In full and without alteration, repeat the material.

--- BEGIN Data excerpt ---

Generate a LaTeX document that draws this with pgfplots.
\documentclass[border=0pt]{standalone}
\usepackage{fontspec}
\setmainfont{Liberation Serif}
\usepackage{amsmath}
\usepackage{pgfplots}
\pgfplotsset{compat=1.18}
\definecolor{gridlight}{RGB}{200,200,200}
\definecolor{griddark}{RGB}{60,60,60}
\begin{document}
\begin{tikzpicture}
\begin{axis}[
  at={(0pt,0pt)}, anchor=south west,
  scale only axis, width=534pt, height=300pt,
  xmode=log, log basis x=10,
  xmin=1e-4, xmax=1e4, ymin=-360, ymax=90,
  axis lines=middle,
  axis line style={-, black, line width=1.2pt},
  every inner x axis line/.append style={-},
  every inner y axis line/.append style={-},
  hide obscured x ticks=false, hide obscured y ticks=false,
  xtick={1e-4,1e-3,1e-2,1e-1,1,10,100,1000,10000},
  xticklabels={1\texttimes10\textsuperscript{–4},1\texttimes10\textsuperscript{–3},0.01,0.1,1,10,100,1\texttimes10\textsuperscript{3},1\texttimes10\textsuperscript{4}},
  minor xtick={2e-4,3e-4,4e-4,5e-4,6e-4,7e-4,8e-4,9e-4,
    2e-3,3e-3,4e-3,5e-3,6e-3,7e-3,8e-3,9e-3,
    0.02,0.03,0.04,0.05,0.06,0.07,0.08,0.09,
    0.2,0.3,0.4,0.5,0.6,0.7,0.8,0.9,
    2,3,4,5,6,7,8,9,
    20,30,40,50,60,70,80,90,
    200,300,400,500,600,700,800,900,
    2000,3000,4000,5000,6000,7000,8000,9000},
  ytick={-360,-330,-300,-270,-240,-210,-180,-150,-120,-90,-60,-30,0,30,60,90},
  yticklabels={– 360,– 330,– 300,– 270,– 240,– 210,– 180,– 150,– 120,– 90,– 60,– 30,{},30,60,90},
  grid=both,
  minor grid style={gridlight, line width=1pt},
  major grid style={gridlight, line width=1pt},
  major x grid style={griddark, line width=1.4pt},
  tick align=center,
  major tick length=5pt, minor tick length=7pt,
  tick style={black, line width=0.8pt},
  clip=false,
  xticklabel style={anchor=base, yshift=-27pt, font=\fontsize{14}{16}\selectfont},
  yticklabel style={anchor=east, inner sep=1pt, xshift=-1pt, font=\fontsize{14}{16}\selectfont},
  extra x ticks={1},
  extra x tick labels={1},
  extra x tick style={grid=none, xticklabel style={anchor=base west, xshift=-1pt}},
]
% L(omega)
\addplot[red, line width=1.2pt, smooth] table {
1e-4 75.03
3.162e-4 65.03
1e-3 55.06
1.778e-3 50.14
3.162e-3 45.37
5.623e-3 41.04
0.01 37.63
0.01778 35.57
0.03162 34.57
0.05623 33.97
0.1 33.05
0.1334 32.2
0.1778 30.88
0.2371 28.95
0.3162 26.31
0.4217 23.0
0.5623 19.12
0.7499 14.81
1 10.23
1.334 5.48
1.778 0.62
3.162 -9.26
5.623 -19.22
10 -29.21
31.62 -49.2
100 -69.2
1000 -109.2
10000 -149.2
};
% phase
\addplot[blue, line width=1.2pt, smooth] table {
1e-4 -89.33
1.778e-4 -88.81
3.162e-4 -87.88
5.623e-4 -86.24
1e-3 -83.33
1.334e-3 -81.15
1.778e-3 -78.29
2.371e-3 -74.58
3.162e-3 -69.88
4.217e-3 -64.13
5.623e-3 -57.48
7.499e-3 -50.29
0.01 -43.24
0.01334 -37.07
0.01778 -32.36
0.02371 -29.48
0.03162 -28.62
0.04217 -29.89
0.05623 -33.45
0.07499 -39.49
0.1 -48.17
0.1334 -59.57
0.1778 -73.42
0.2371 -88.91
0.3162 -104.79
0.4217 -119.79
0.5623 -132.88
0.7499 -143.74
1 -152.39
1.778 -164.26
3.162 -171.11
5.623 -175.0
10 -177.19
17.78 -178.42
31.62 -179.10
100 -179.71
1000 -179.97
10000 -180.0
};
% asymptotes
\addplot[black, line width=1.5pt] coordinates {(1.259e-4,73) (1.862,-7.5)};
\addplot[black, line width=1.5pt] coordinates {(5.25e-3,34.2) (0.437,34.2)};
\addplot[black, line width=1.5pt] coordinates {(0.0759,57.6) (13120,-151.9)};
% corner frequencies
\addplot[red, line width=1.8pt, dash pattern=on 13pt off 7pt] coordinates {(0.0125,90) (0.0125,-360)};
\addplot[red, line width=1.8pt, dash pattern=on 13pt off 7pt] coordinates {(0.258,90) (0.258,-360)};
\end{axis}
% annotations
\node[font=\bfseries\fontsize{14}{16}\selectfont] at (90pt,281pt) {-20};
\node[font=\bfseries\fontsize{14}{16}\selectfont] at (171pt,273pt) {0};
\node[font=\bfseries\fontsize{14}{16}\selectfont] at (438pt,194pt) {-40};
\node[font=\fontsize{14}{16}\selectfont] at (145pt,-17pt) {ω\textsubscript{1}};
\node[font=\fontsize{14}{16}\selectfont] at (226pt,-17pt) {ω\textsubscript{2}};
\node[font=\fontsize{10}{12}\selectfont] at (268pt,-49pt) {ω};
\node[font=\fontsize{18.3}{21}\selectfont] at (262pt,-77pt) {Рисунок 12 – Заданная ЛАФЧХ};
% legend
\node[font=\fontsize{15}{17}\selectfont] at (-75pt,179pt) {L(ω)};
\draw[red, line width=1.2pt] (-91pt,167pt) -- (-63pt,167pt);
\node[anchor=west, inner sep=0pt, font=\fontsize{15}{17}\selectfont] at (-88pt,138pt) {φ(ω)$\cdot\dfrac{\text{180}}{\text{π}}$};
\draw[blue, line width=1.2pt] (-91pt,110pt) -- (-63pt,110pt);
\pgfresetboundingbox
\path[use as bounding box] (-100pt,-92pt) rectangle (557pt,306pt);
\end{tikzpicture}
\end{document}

--- END Data excerpt ---

■ Result of the task ■
Generate a LaTeX document that draws this with pgfplots.
\documentclass[border=0pt]{standalone}
\usepackage{fontspec}
\setmainfont{Liberation Serif}
\usepackage{amsmath}
\usepackage{pgfplots}
\pgfplotsset{compat=1.18}
\definecolor{gridlight}{RGB}{200,200,200}
\definecolor{griddark}{RGB}{60,60,60}
\begin{document}
\begin{tikzpicture}
\begin{axis}[
  at={(0pt,0pt)}, anchor=south west,
  scale only axis, width=534pt, height=300pt,
  xmode=log, log basis x=10,
  xmin=1e-4, xmax=1e4, ymin=-360, ymax=90,
  axis lines=middle,
  axis line style={-, black, line width=1.2pt},
  every inner x axis line/.append style={-},
  every inner y axis line/.append style={-},
  hide obscured x ticks=false, hide obscured y ticks=false,
  xtick={1e-4,1e-3,1e-2,1e-1,1,10,100,1000,10000},
  xticklabels={1\texttimes10\textsuperscript{–4},1\texttimes10\textsuperscript{–3},0.01,0.1,1,10,100,1\texttimes10\textsuperscript{3},1\texttimes10\textsuperscript{4}},
  minor xtick={2e-4,3e-4,4e-4,5e-4,6e-4,7e-4,8e-4,9e-4,
    2e-3,3e-3,4e-3,5e-3,6e-3,7e-3,8e-3,9e-3,
    0.02,0.03,0.04,0.05,0.06,0.07,0.08,0.09,
    0.2,0.3,0.4,0.5,0.6,0.7,0.8,0.9,
    2,3,4,5,6,7,8,9,
    20,30,40,50,60,70,80,90,
    200,300,400,500,600,700,800,900,
    2000,3000,4000,5000,6000,7000,8000,9000},
  ytick={-360,-330,-300,-270,-240,-210,-180,-150,-120,-90,-60,-30,0,30,60,90},
  yticklabels={– 360,– 330,– 300,– 270,– 240,– 210,– 180,– 150,– 120,– 90,– 60,– 30,{},30,60,90},
  grid=both,
  minor grid style={gridlight, line width=1pt},
  major grid style={gridlight, line width=1pt},
  major x grid style={griddark, line width=1.4pt},
  tick align=center,
  major tick length=5pt, minor tick length=7pt,
  tick style={black, line width=0.8pt},
  clip=false,
  xticklabel style={anchor=base, yshift=-27pt, font=\fontsize{14}{16}\selectfont},
  yticklabel style={anchor=east, inner sep=1pt, xshift=-1pt, font=\fontsize{14}{16}\selectfont},
  extra x ticks={1},
  extra x tick labels={1},
  extra x tick style={grid=none, xticklabel style={anchor=base west, xshift=-1pt}},
]
% L(omega)
\addplot[red, line width=1.2pt, smooth] table {
1e-4 75.03
3.162e-4 65.03
1e-3 55.06
1.778e-3 50.14
3.162e-3 45.37
5.623e-3 41.04
0.01 37.63
0.01778 35.57
0.03162 34.57
0.05623 33.97
0.1 33.05
0.1334 32.2
0.1778 30.88
0.2371 28.95
0.3162 26.31
0.4217 23.0
0.5623 19.12
0.7499 14.81
1 10.23
1.334 5.48
1.778 0.62
3.162 -9.26
5.623 -19.22
10 -29.21
31.62 -49.2
100 -69.2
1000 -109.2
10000 -149.2
};
% phase
\addplot[blue, line width=1.2pt, smooth] table {
1e-4 -89.33
1.778e-4 -88.81
3.162e-4 -87.88
5.623e-4 -86.24
1e-3 -83.33
1.334e-3 -81.15
1.778e-3 -78.29
2.371e-3 -74.58
3.162e-3 -69.88
4.217e-3 -64.13
5.623e-3 -57.48
7.499e-3 -50.29
0.01 -43.24
0.01334 -37.07
0.01778 -32.36
0.02371 -29.48
0.03162 -28.62
0.04217 -29.89
0.05623 -33.45
0.07499 -39.49
0.1 -48.17
0.1334 -59.57
0.1778 -73.42
0.2371 -88.91
0.3162 -104.79
0.4217 -119.79
0.5623 -132.88
0.7499 -143.74
1 -152.39
1.778 -164.26
3.162 -171.11
5.623 -175.0
10 -177.19
17.78 -178.42
31.62 -179.10
100 -179.71
1000 -179.97
10000 -180.0
};
% asymptotes
\addplot[black, line width=1.5pt] coordinates {(1.259e-4,73) (1.862,-7.5)};
\addplot[black, line width=1.5pt] coordinates {(5.25e-3,34.2) (0.437,34.2)};
\addplot[black, line width=1.5pt] coordinates {(0.0759,57.6) (13120,-151.9)};
% corner frequencies
\addplot[red, line width=1.8pt, dash pattern=on 13pt off 7pt] coordinates {(0.0125,90) (0.0125,-360)};
\addplot[red, line width=1.8pt, dash pattern=on 13pt off 7pt] coordinates {(0.258,90) (0.258,-360)};
\end{axis}
% annotations
\node[font=\bfseries\fontsize{14}{16}\selectfont] at (90pt,281pt) {-20};
\node[font=\bfseries\fontsize{14}{16}\selectfont] at (171pt,273pt) {0};
\node[font=\bfseries\fontsize{14}{16}\selectfont] at (438pt,194pt) {-40};
\node[font=\fontsize{14}{16}\selectfont] at (145pt,-17pt) {ω\textsubscript{1}};
\node[font=\fontsize{14}{16}\selectfont] at (226pt,-17pt) {ω\textsubscript{2}};
\node[font=\fontsize{10}{12}\selectfont] at (268pt,-49pt) {ω};
\node[font=\fontsize{18.3}{21}\selectfont] at (262pt,-77pt) {Рисунок 12 – Заданная ЛАФЧХ};
% legend
\node[font=\fontsize{15}{17}\selectfont] at (-75pt,179pt) {L(ω)};
\draw[red, line width=1.2pt] (-91pt,167pt) -- (-63pt,167pt);
\node[anchor=west, inner sep=0pt, font=\fontsize{15}{17}\selectfont] at (-88pt,138pt) {φ(ω)$\cdot\dfrac{\text{180}}{\text{π}}$};
\draw[blue, line width=1.2pt] (-91pt,110pt) -- (-63pt,110pt);
\pgfresetboundingbox
\path[use as bounding box] (-100pt,-92pt) rectangle (557pt,306pt);
\end{tikzpicture}
\end{document}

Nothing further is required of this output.